Por cierto, que ríete de las abuelitas… el otro día nos sentamos en un café del centro. Ocho señoras mayores muy bien vestidas se sientan en una mesa a nuestro lado. Edad media, de sesenta para arriba. Aparece el camarero. ¿Qué van a tomar las señoras? Empezaron a pedir y me quedé acongojado, La que menos un gintonic mientras conversaban sobre si habían probado el Ron Brugal o el whisky no se qué. Madre mía, conservadas en alcohol estas buenas mujeres duran hasta los ciento cincuenta años por lo menos.

En invierno las cosas se paran un poquito, como en casi todos lados, pero llegado el mes de junio empieza la fiesta continua y si no es por una cosa es por otra, por la de mas allá o por lo que sea, el caso es pasarlo bien. Este fin de semana tocaba en la Plaza de Pombo una degustación de vinos de la Rioja con el curioso nombre de «Riojano joven y fresco».

La gente se iba a la caseta de los tickets y por siete euros te daban una copa, una libreta para apuntar lo que ibas tomando y te permitían cinco degustaciones. O lo que es lo mismo, cinco vinos por siete euros. Porque no había comida, que si llegan a preparar unas croquetas, una tortilla y unos platos de jamón, arrasan.
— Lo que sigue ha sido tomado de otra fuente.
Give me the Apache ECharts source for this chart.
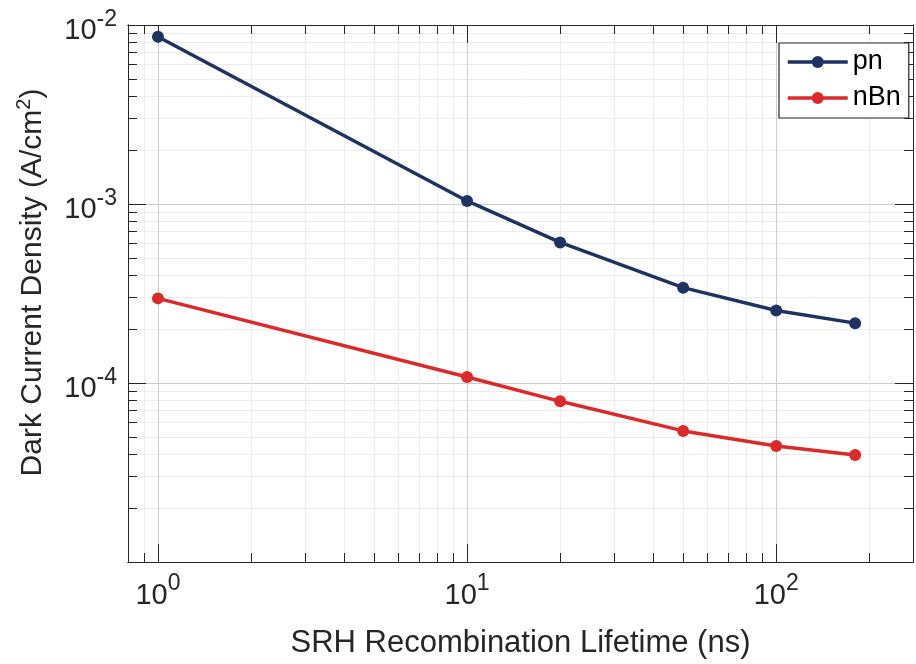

Yo me metí sólo a sacar un par de fotos (con la nueva cámara, por cierto) y fijaros qué ambientazo:

Como éstos había otros tantos a la derecha y unos cuántos más detrás mía. Es decir, un mogollón de gente. Todo el mundo tranquilo, sin excesivo ruido, disfrutando de los vinos, de la compañía y de la noche. Palabrita que esto en Vigo no lo había visto nunca, ni parecido.